Exercise goal
Pull every line containing "this" out of the material below.
Begin Provided information
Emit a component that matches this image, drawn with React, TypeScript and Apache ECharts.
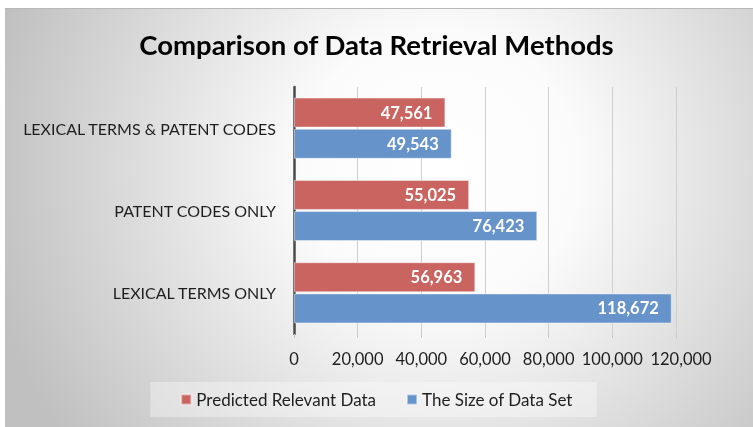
End Provided information
Begin Provided information
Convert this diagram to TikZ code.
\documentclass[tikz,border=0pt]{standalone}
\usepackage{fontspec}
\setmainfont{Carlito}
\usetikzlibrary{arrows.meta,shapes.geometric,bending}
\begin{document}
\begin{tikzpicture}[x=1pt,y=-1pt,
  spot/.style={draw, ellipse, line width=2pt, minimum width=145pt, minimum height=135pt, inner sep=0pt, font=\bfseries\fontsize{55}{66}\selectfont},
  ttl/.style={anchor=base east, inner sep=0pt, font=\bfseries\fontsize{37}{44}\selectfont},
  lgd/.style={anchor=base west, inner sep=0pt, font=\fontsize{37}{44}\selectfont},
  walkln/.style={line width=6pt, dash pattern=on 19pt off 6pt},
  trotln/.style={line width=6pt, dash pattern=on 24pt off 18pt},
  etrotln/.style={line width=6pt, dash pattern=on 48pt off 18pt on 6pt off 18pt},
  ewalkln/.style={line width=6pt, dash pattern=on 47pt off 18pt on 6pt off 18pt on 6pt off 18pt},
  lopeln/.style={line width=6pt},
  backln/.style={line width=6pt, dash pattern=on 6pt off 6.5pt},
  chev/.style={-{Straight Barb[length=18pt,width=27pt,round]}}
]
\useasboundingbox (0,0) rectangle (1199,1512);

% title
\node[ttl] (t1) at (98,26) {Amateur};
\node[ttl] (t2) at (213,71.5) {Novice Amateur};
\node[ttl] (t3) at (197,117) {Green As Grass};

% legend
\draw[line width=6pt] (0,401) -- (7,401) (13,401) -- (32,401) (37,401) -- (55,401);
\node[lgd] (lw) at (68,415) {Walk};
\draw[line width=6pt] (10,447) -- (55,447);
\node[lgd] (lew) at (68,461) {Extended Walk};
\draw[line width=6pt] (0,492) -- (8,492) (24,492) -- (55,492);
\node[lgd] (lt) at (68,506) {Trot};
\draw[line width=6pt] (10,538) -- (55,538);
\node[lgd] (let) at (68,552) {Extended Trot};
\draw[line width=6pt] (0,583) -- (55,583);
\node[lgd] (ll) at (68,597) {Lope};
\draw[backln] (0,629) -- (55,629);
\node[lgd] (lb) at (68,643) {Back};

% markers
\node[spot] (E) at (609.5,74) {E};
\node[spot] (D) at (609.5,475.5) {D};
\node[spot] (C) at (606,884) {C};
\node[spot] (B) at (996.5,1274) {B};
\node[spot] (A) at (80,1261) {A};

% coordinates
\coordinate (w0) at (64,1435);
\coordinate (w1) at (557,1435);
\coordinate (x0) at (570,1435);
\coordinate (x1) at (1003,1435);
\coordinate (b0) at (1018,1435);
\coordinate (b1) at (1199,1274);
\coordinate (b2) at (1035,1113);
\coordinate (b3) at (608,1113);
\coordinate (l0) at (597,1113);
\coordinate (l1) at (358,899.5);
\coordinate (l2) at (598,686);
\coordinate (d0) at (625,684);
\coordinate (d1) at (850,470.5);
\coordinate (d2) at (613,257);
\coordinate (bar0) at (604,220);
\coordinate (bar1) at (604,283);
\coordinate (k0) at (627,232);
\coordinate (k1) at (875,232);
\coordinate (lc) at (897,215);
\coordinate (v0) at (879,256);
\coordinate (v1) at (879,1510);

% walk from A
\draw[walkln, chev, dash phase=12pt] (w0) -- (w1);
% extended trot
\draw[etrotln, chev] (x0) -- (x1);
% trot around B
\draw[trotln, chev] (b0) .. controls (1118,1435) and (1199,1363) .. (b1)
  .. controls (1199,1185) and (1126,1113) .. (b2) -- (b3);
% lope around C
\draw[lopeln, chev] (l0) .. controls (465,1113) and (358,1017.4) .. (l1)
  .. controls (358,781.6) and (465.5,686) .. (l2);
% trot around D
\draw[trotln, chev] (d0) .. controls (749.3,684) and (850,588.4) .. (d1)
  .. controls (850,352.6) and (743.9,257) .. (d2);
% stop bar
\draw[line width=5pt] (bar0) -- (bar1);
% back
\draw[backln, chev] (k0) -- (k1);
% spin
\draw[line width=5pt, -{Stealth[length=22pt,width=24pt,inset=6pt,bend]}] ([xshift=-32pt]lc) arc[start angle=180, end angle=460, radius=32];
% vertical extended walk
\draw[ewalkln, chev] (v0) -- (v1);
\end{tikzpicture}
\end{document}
End Provided information
Reply
Emit a component that matches this image, drawn with React, TypeScript and Apache ECharts.
Convert this diagram to TikZ code.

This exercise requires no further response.